I know that Vigenère can broken using auto-correlation (as explained at cryptool-online.org). Now my question is: Why does this also work with autokey (tested it using crypttool)?
To prove that I have already put work into this, I have read Simon Singh: “The Code Book”, F.L.Bauer: “Decrypted Secrets”. Though the latter book said in does not work the same way in autokey than it does in Vigenère. Why is there still a maximum of coincidences when the text is shifted by the key length?
In a Vigenère cipher, the $i$-th ciphertext letter $c_i$ is calculated as $p_i + k_{i \bmod \ell}$, where $p_i$ is the $i$-th plaintext letter, $k_i$ is the $i$-th key letter, and $\ell$ is the length of the key. Thus, the difference between two ciphertext letters at positions $i$ and $j$ is $$c_i - c_j = p_i - p_j + c_{i \bmod \ell} - c_{j \bmod \ell}.$$
Normally, for this difference to be zero, the difference between the key letters would have to just happen to cancel out the difference between the plaintext letters. When $i \equiv j \pmod \ell$, however, the last two terms cancel out, leaving just $p_i - p_j$, which, since the plaintext typically has an uneven letter frequency distribution, is more likely to be zero than one would otherwise expect.

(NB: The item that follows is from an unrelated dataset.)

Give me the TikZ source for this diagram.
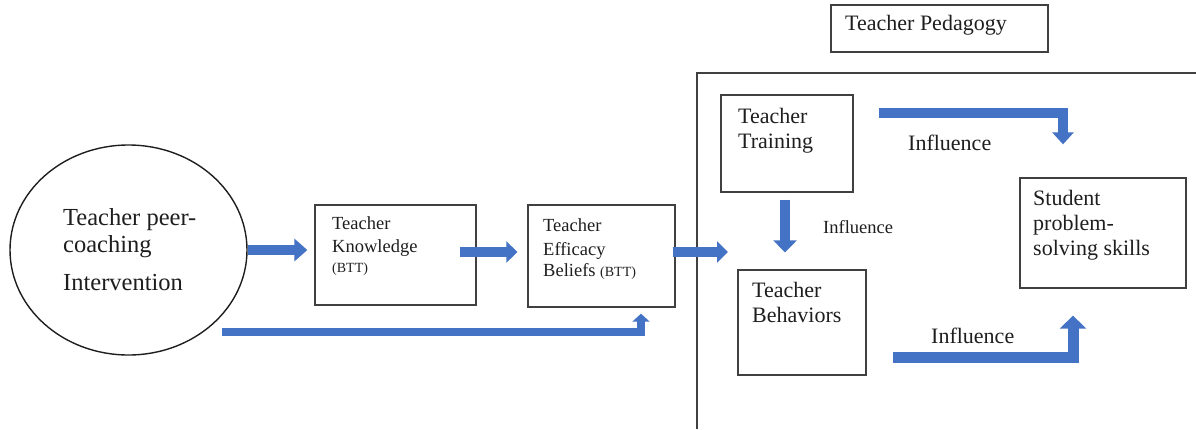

Now, consider the autokey cipher, where (beyond the first $\ell$ letters) $c_i = p_i + p_{i-\ell}$. Now the difference between two ciphertext letters is given by $$c_i - c_j = p_i - p_j + p_{i-\ell} - p_{j-\ell}.$$ This time, when $i - j = \ell$, it's the middle terms that cancel, leaving just $p_i - p_{j-\ell}$ $=$ $p_i - p_{i-2\ell}$.
Again, it's a lot more likely for a single pair of plaintext letters to be identical than it is for the differences of two pairs of letters to cancel out just by chance. Exactly how much more likely depends on details of the plaintext frequency distribution, but the qualitative behavior is quite robust and shows up for most naturally occurring letter frequencies.
Ps. Note that the conditions for this cancellation to occur are different. For the Vigenère cipher, cancellation occurs whenever $i - j$ is a multiple of the key length $\ell$, producing a characteristic comb-shaped autocorrelation plot. For an autokey cipher, however, cancellation only occurs when $i - j$ exactly equals the key length, resulting in just a single peak.
It works with autokey system because the key itself have a bias : in the key is much more E than other letters (this is a natural consequence of using a clear text as key).